Lichodzijewski: Anwil ma się czego bać!
fot. Bartłomiej Ciechacki

,

Lista aktualności

Lichodzijewski: Anwil ma się czego bać!

- W szatni nie było zbyt wiele cenzuralnych słów. Usłyszeliśmy, że czas zacząć grać jak prawdziwi mężczyźni. To też zrobiliśmy i dlatego ta gra wygląda zupełnie inaczej - powiedział po wygranej nad ŁKS Łódź silny skrzydłowy PBG Basketu Aleksander Lichodzijewski, który zdobył w tym spotkaniu 18 punktów. 

,

Jarosław Galewski: Po słabym początku sezonu zapowiadaliście, że odbijecie się od dna meczami u siebie. Słowa dotrzymaliście.

Aleksander Lichodzijewski:
Dokładnie tak i bardzo się z tego powodu cieszymy. Mieliśmy przed sobą trzy spotkania we własnej hali. Warto jednak podkreślić, że to również były trudne mecze. Niewiele mam do dodania. Założeniem było zgarnięcie pełnej puli i to udało nam się zrobić. Jesteśmy z tego powodu bardzo zadowoleni.

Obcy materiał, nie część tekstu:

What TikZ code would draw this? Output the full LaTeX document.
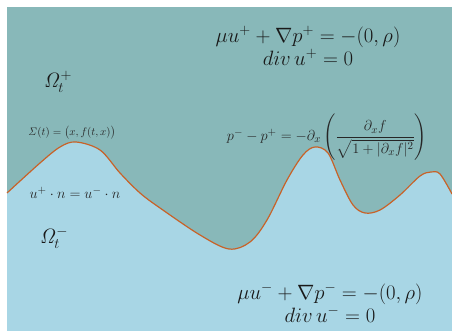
\documentclass[tikz,border=0pt]{standalone}
\usepackage{amsmath}
\usepackage{amssymb}
\usepackage{tikz}

\definecolor{upperfluid}{RGB}{136,184,185}
\definecolor{lowerfluid}{RGB}{168,214,229}
\definecolor{interface}{RGB}{200,98,40}

\begin{document}
\begin{tikzpicture}[x=1pt,y=-1pt]
% Styles ---
\tikzstyle{eqn} = [align=center, inner sep=0pt, text=black!90, font=\fontsize{20}{23}\selectfont] % Equations in each fluid
\tikzstyle{dom} = [inner sep=0pt, text=black!90, font=\fontsize{20}{22}\selectfont] % Domain names
\tikzstyle{cond} = [inner sep=0pt, text=black!85, font=\fontsize{15}{17}\selectfont] % Conditions on the interface
\tikzstyle{iface} = [draw=interface, line width=1.2pt, line join=round] % Interface
% Begin Figure ---
\useasboundingbox (0,0) rectangle (452,331);
% Regions
\fill[upperfluid] (7,7) rectangle (452,331);
\fill[lowerfluid] (7,331) -- plot[smooth, tension=0.55] coordinates {(7,193) (40,163) (60,147) (76,142) (100,150) (120,173) (140,193) (160,208) (200,235) (229,249) (250,242) (267,220) (287,180) (303,155) (315,147) (328,153) (340,180) (353,205) (365,213) (380,210) (400,195) (420,176) (431,172) (440,174) (452,194)} -- (452,331) -- cycle;
\draw[iface] plot[smooth, tension=0.55] coordinates {(7,193) (40,163) (60,147) (76,142) (100,150) (120,173) (140,193) (160,208) (200,235) (229,249) (250,242) (267,220) (287,180) (303,155) (315,147) (328,153) (340,180) (353,205) (365,213) (380,210) (400,195) (420,176) (431,172) (440,174) (452,194)};
% Nodes
\node at (308,46) [eqn] (eqplus) {$\mu u^{+} + \nabla p^{+} = -(0,\rho)$\\ $div\, u^{+} = 0$};
\node at (330,303) [eqn] (eqminus) {$\mu u^{-} + \nabla p^{-} = -(0,\rho)$\\ $div\, u^{-} = 0$};
\node at (58,82) [dom] (omplus) {$\mathit{\Omega}_t^{+}$};
\node at (54,238) [dom] (omminus) {$\mathit{\Omega}_t^{-}$};
\node at (72,133) [cond, font=\fontsize{11}{13}\selectfont] (sigma) {$\mathit{\Sigma}(t) = \bigl(x, f(t,x)\bigr)$};
\node at (75,193) [cond] (normal) {$u^{+}\cdot n = u^{-}\cdot n$};
\node at (327,137) [cond, font=\fontsize{15.5}{17}\selectfont] (jump) {$p^{-} - p^{+} = -\partial_x \left(\dfrac{\partial_x f}{\sqrt{1+|\partial_x f|^2}}\right)$};
\end{tikzpicture}
\end{document}
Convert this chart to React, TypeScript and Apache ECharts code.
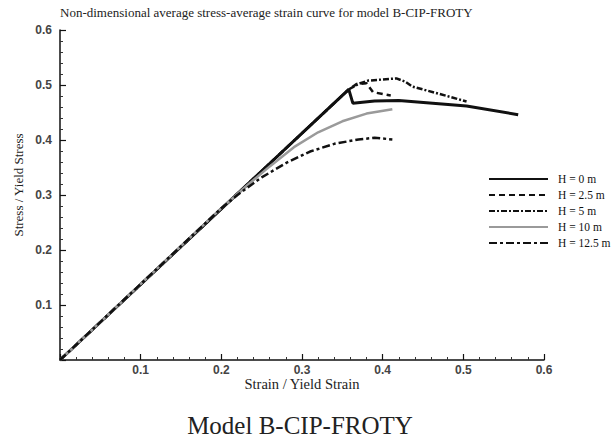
import React, { useEffect, useRef } from "react";
import * as echarts from "echarts";

const seriesNames = ["H = 0 m", "H = 2.5 m", "H = 5 m", "H = 10 m", "H = 12.5 m"];

const strainH0 = [0, 0.358, 0.363, 0.39, 0.42, 0.504, 0.568];
const stressH0 = [0, 0.492, 0.467, 0.471, 0.472, 0.462, 0.446];

const strainH25 = [0, 0.358, 0.368, 0.38, 0.388, 0.41];
const stressH25 = [0, 0.492, 0.502, 0.503, 0.487, 0.481];

const strainH5 = [0, 0.358, 0.37, 0.382, 0.4, 0.417, 0.428, 0.437, 0.47, 0.504];
const stressH5 = [0, 0.492, 0.502, 0.508, 0.51, 0.512, 0.506, 0.497, 0.484, 0.47];

const strainH10 = [0, 0.2, 0.23, 0.26, 0.29, 0.32, 0.35, 0.38, 0.412];
const stressH10 = [0, 0.276, 0.315, 0.352, 0.387, 0.414, 0.434, 0.448, 0.456];

const strainH125 = [0, 0.2, 0.22, 0.25, 0.28, 0.31, 0.34, 0.37, 0.39, 0.412];
const stressH125 = [0, 0.276, 0.3, 0.332, 0.358, 0.379, 0.393, 0.401, 0.404, 0.401];

const titleText = "Non-dimensional average stress-average strain curve for model B-CIP-FROTY";
const captionText = "Model B-CIP-FROTY";
const xName = "Strain / Yield Strain";
const yName = "Stress / Yield Stress";

const zip = (xs: number[], ys: number[]) => xs.map((x, i) => [x, ys[i]]);

const SERIF = "'Liberation Serif', 'DejaVu Serif', serif";
const SANS = "'Liberation Sans', Arial, sans-serif";

export default function App() {
  const ref = useRef<HTMLDivElement>(null);
  useEffect(() => {
    if (!ref.current) return;
    const chart = echarts.init(ref.current, undefined, { renderer: "svg" });
    const axisCommon = {
      type: "value" as const,
      min: 0,
      max: 0.6,
      interval: 0.1,
      axisLine: { show: true, onZero: false, lineStyle: { color: "#111", width: 1.5 } },
      axisTick: { show: true, inside: true, length: 6, lineStyle: { color: "#111", width: 1.2 } },
      minorTick: { show: true, splitNumber: 5, length: 3, lineStyle: { color: "#333", width: 1 } },
      splitLine: { show: false },
      minorSplitLine: { show: false },
      axisLabel: {
        showMinLabel: false,
        formatter: (v: number) => v.toFixed(1),
        fontFamily: SANS,
        fontSize: 12,
        fontWeight: "bold" as const,
        color: "#444",
      },
    };
    const mk = (name: string, data: number[][], color: string, type: any, width: number) => ({
      name,
      type: "line" as const,
      data,
      symbol: "none",
      showSymbol: false,
      lineStyle: { color, width, type },
      itemStyle: { color },
    });
    chart.setOption({
      animation: false,
      backgroundColor: "#fff",
      grid: { left: 60, right: 68, top: 30, bottom: 83, containLabel: false },
      xAxis: { ...axisCommon, axisLabel: { ...axisCommon.axisLabel, margin: 4 } },
      yAxis: { ...axisCommon, axisLabel: { ...axisCommon.axisLabel, margin: 8 } },
      legend: {
        orient: "vertical",
        left: 483,
        top: 168,
        itemWidth: 59,
        itemHeight: 11,
        itemGap: 4,
        itemStyle: { opacity: 0 },
        textStyle: {
          fontFamily: SERIF,
          fontSize: 11.5,
          lineHeight: 11,
          color: "#111",
          padding: [0, 0, 0, 5],
        },
        data: seriesNames,
      },
      series: [
        mk(seriesNames[0], zip(strainH0, stressH0), "#111", "solid", 3),
        mk(seriesNames[1], zip(strainH25, stressH25), "#111", [6, 4], 2.5),
        mk(seriesNames[2], zip(strainH5, stressH5), "#111", [6, 2, 2, 2], 2.5),
        mk(seriesNames[3], zip(strainH10, stressH10), "#9a9a9a", "solid", 2.5),
        mk(seriesNames[4], zip(strainH125, stressH125), "#111", [8, 3, 3, 3], 2.5),
      ],
      graphic: [
        {
          type: "text",
          left: 60,
          top: 6,
          style: { text: titleText, fontFamily: SERIF, fontSize: 13, fill: "#222" },
        },
        {
          type: "text",
          x: 18,
          y: 185,
          rotation: Math.PI / 2,
          style: {
            text: yName,
            fontFamily: SERIF,
            fontSize: 13,
            fill: "#222",
            align: "center",
            verticalAlign: "middle",
          },
        },
        {
          type: "text",
          x: 302,
          y: 384,
          style: {
            text: xName,
            fontFamily: SERIF,
            fontSize: 14.5,
            fill: "#222",
            align: "center",
            verticalAlign: "middle",
          },
        },
        {
          type: "text",
          x: 300,
          y: 425,
          style: {
            text: captionText,
            fontFamily: SERIF,
            fontSize: 25,
            fill: "#222",
            align: "center",
            verticalAlign: "middle",
          },
        },
      ],
    });
    return () => chart.dispose();
  }, []);
  return (
    <div
      ref={ref}
      style={{ position: "fixed", left: 0, top: 0, width: 612, height: 443, background: "#fff" }}
    />
  );
}
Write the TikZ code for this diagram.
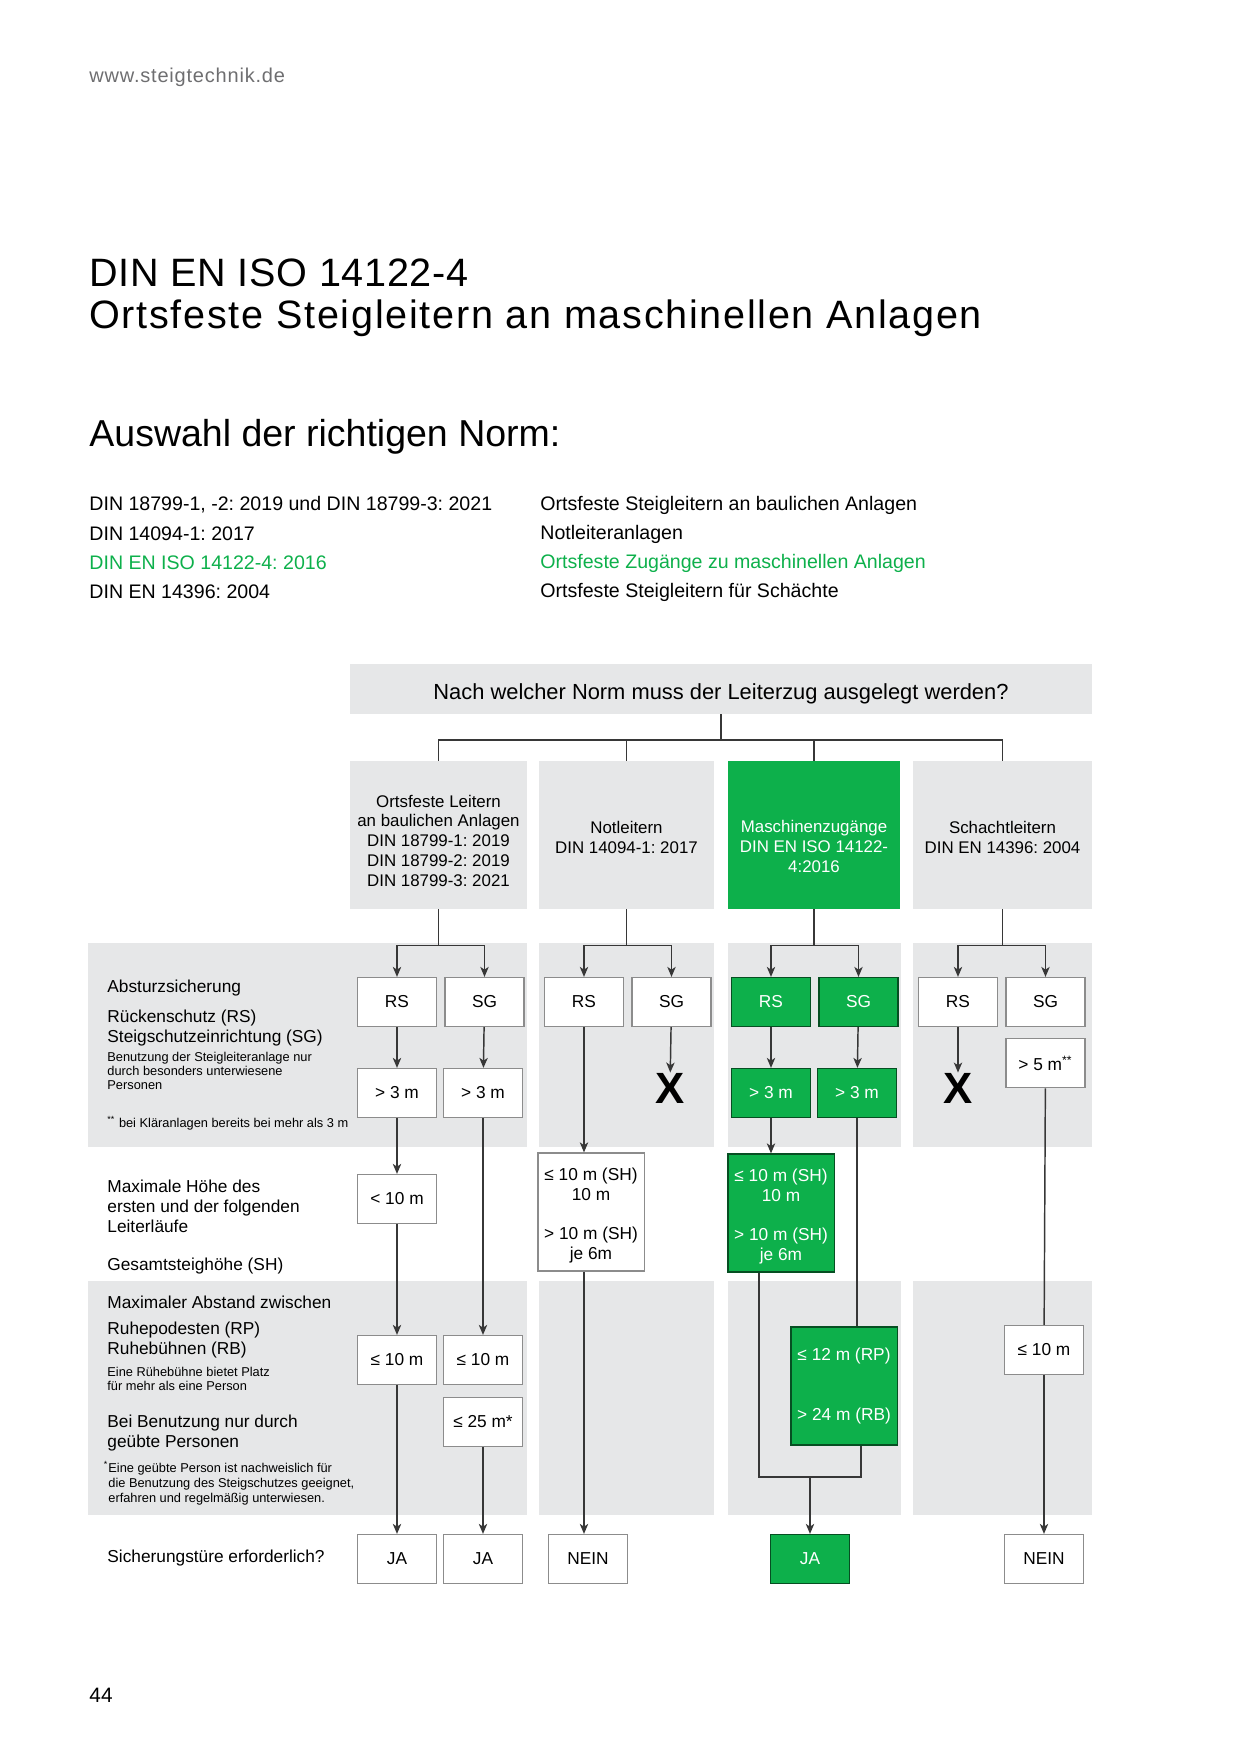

Co było kluczowe w tym spotkaniu?

- W pierwszej połowie wydarzyło się coś dziwnego. Po prostu nie byliśmy gotowi. Ta gra nie wyglądała tak jak powinna. Słowem, w tej części meczu nie byliśmy sobą. Przeciwnik grał bardzo twardo pod koszem. Trzeba im przyznać, że robili to naprawdę z całkiem niezłym skutkiem. W szatni było jednak gorąco. Trener nie szczędził ostrych słów i to zaowocowało dobrą grą w drugich dwudziestu minutach.

W pierwszej połowie raził przede wszystkim brak skuteczności. Z czego to wynikało?

- W pierwszej i drugiej kwarcie nie graliśmy tak jak w poprzednich meczach. Mam głównie na myśli dzielenie się piłką. Po prostu nie podawaliśmy sobie jej umiejętnie. Właśnie z tego powodu nasze rzuty były nieco wymuszone. Myślę, że z tego wziął się problem ze skutecznością, o którym pan wspomniał.

Co powiedział trener w szatni?

-
Trener powiedział, że jesteśmy…. Pewnie potrafi się pan domyślić, jakie słowa padły po pierwszej połowie. To milczenie jest akurat w tym przypadku wymowne. Najogólniej mówiąc, w szatni nie było zbyt wiele cenzuralnych słów. Usłyszeliśmy, że czas zacząć grać jak prawdziwi mężczyźni. To też zrobiliśmy i dlatego ta gra wygląda zupełnie inaczej.

Kropkę nad i postawiliście trafiając za trzy punkty. W tym elemencie był Pan jednym ze skuteczniejszych zawodników.

- Specyfika naszej drużyny polega na tym, że w każdym meczu decyduje coś innego lub ktoś inny. Dziś to się potwierdziło. Taki jest ten zespół. Niezmienny pozostaje jedynie cel, którym jest zawsze wygrana. A jeżeli chodzi o mnie, to nie wiem, co mogę dodać. Bardzo się cieszę, że mogłem pomóc drużynie w tym elemencie.

Teraz przed Wami mecz z Anwilem. Jak ocenia pan szanse drużyny?

-
Nie ma się co czarować. To będzie dla nas niezwykle trudne spotkanie. Mogę jedynie zapewnić, że jak zwykle będziemy walczyć. Poza tym, proszę pamiętać, że jesteśmy na fali. Wygraliśmy trzy razy z rzędu. Anwil ma się czego bać! Powiem szczerze: wiedzieliśmy, że będziemy wygrywać. Każdy z nas zdawał sobie sprawę, że razem możemy wiele. Zaczęliśmy wygrywać i chcemy, aby tak było w dalszym ciągu. Żadnego spokoju jednak w naszych szeregach nie ma. Nadal panuje wielka mobilizacja, bo chcemy wygrać we Włocławku. To jest sport. W tym meczu zabraknie pewnie Hajricia. Rywal może mieć z tego powodu problemy, które my postaramy się na pewno wykorzystać.